TAMPA — You really like the couch you found online but you’ve heard the horror stories about what can happen when you show up at a stranger’s apartment carrying a wad of cash.
The Hillsborough County Sheriff’s Office thinks it has found a solution: The agency’s parking lots.
The sheriff’s office on Wednesday announced a program designed to provide a safe meeting place for those who want to sell something and those who want to buy. Called Operation Safe Sale, the program allows online sellers and buyers to conduct their business in the parking lot at each of HCSO’s four patrol district offices.
“We want you to come here and feel safe,” said Sgt. Steve Lewis.
The new program is meant to reduce the number of robberies and other crimes that occur when potential buyers or sellers are targeted online. It is not a growing problem in Hillsborough County, Lewis said, but it is an ongoing one.
“It’s not going to happen in our parking lot,” he said.
The district office parking lots are well-lit and monitored by video 24 hours a day, he said. An armed deputy is always stationed at the front desk and others are in and out of the parking lot all day.
The district office parking lots frequently are used as meeting points for parents who have joint custody of their children, Lewis said. They meet at the sheriff’s office and pass off the children to the other parent.
“That’s kind of where we got the idea,” he said. “If we do it with that, why not do it with this?”

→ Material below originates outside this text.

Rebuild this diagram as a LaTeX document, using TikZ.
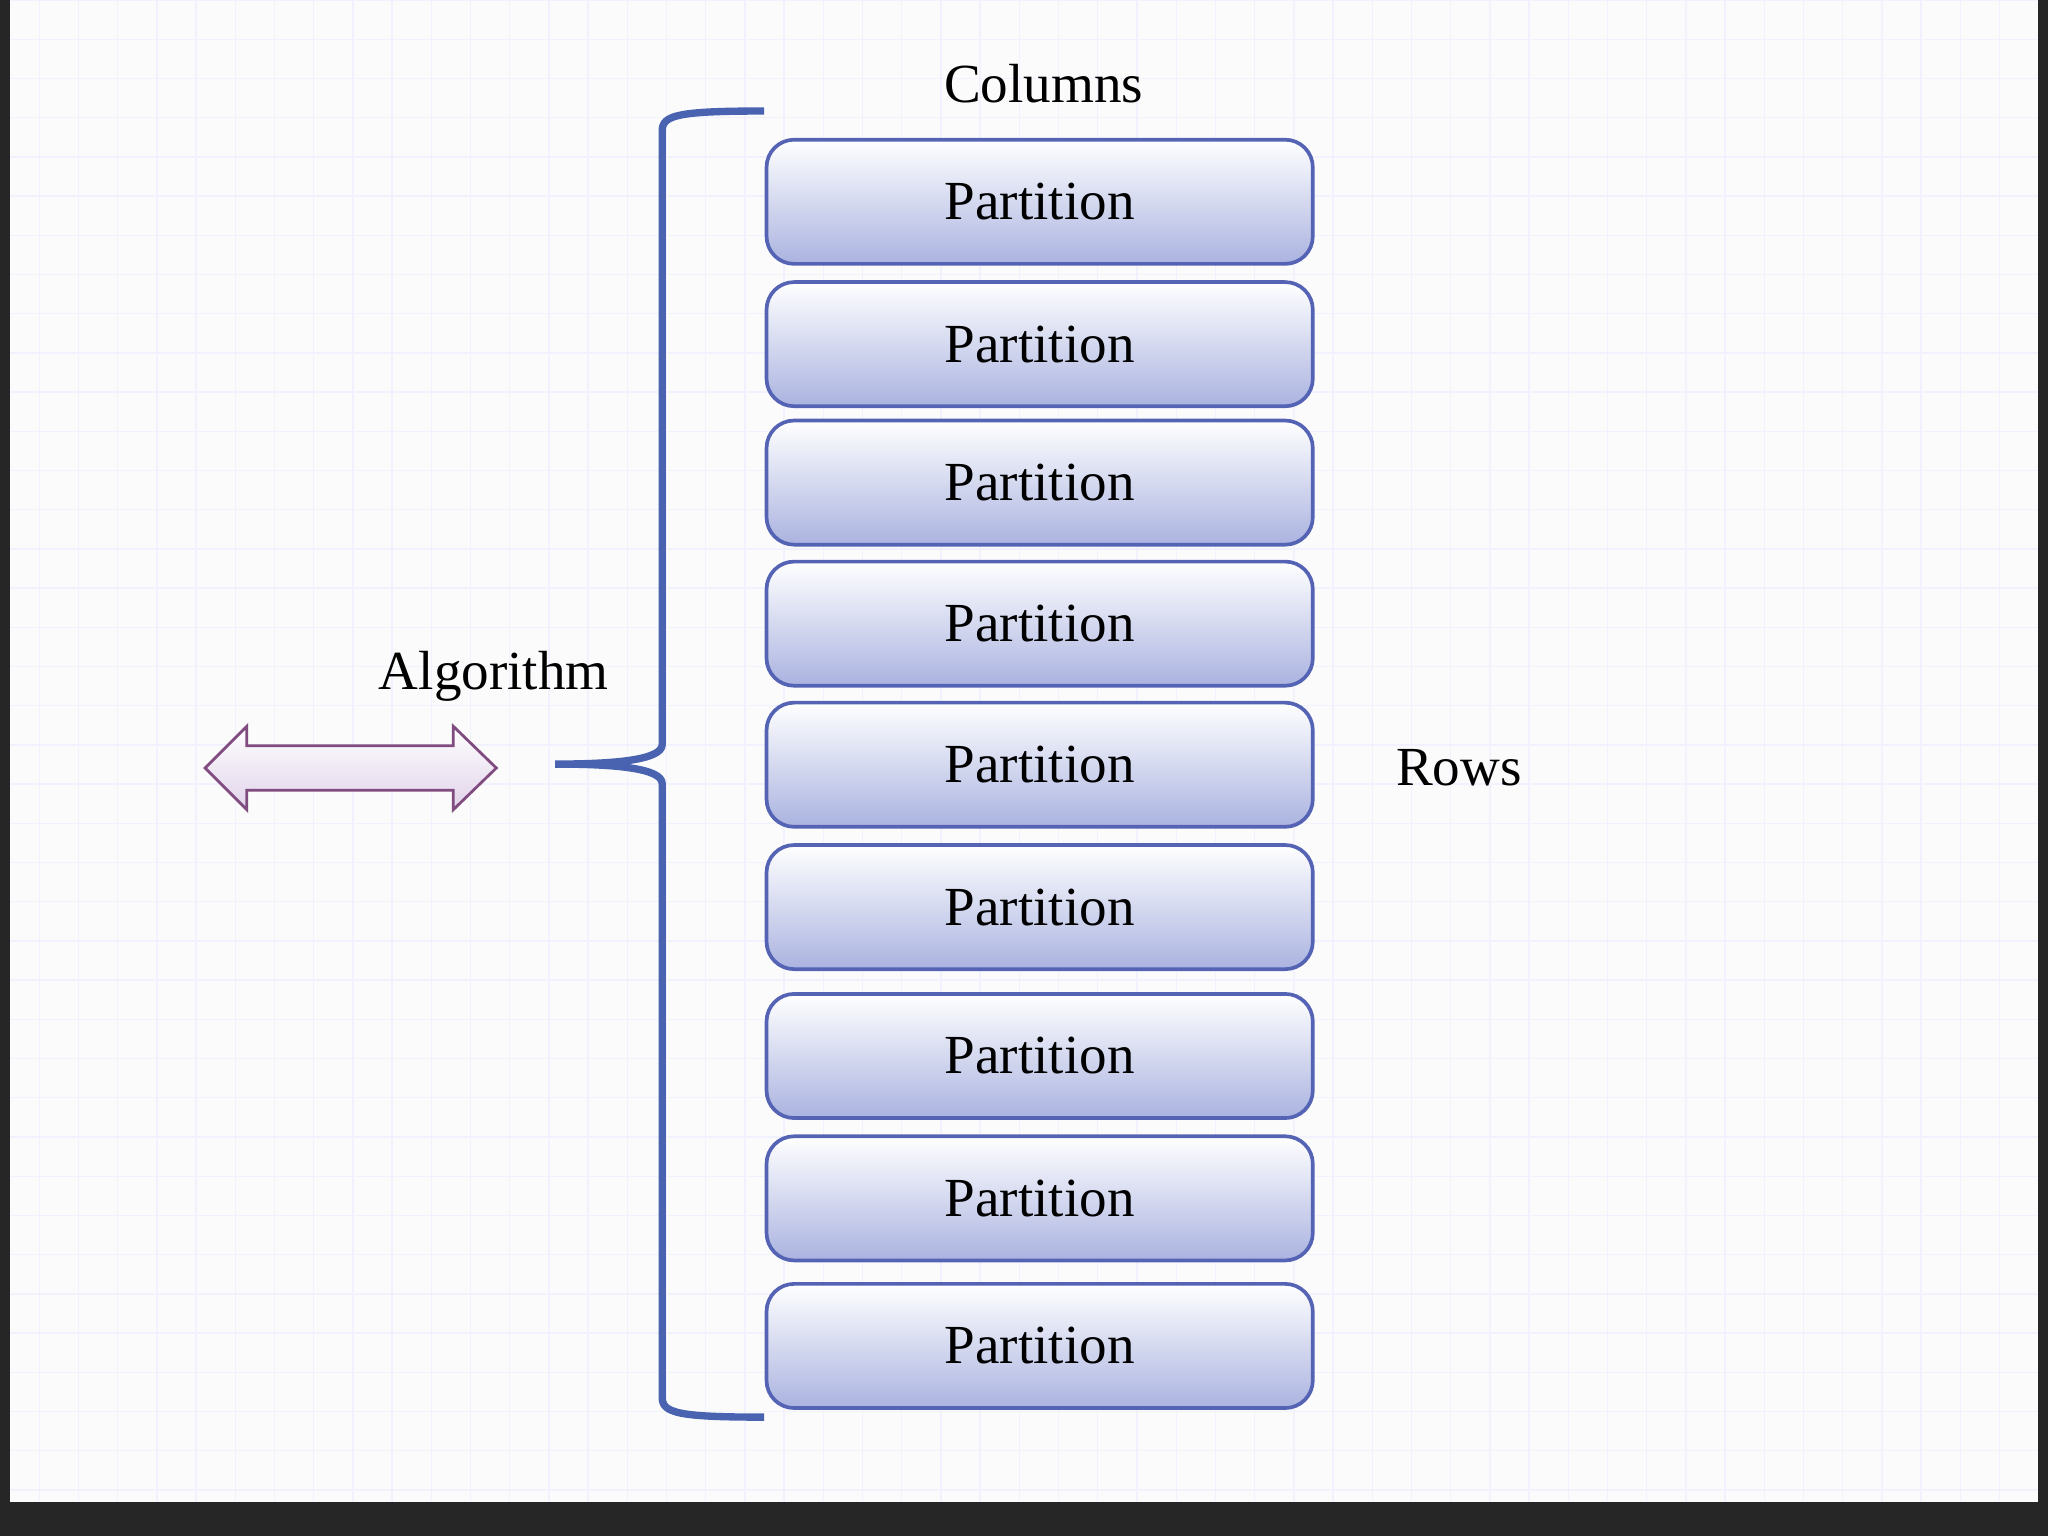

The addresses for the patrol district offices are:
♦ Patrol District 1 - 14102 N. 20th St.
♦ Patrol District 2 - 2310 N. Falkenburg Road;
♦ Patrol District 3 - 7202 Gunn Hwy;
♦ Patrol District 4 - 508 33rd Street.
Such a program might have helped Mannix Santos.
In December, Santos, 36, posted a Samsung Galaxy cell phone for sale on Craigslist.
A few days later, he got a phone call from an interested buyer. The pair agreed to meet in a Seffner Sweetbay parking lot. While his wife and 13-year-old daughter waited in the car, Santos got out to complete the sale. The other man took the phone, but instead of paying Santos the $300 he was asking, the man pulled out a gun and pointed it at Santos’ head.
The robber and an accomplice drove off. Hillsborough County Sheriff’s deputies arrested the men two days later.
Few statistics are available that show the number of crimes committed involving Craiglist and other classified ad sites because police don’t separate them from other robberies or assaults.
On the safety page of the Craigslist website, the company lists several “common sense precautions” users can take to ensure safe transactions. Those tips include meeting in a public place, bringing a friend and taking a cell phone.
“The overwhelming majority of Craigslist users are trustworthy and well-intentioned,” the website reads. “With billions of human interactions facilitated, the incidence of violent crime is extremely low.”
But many crimes are reported all across the country that involve some sort of online transaction.
Last November, a Pennsylvania woman, 19-year-old Miranda Barbour, made national news after she was charged with stabbing and killing a man she met on Craigslist. She later claimed to have killed more than 20 other people in four states.
In February, police in Augusta, Ga., were investigating after a man who sold an iPad on Craigslist was paid in counterfeit money. Last month, two Brevard County teenagers were charged with multiple counts of armed robbery after police said the teens had posted televisions and electronic equipment for sale on Craigslist, lured potential buyers to vacant houses and robbed them of their cash.
Despite safety concerns, Santos continues to buy and sell items online. He has already conducted such a transaction in one of the HCSO parking lots, and said it went smoothly.
“After what happened, it made me feel great that I could come to a safe place,” he said.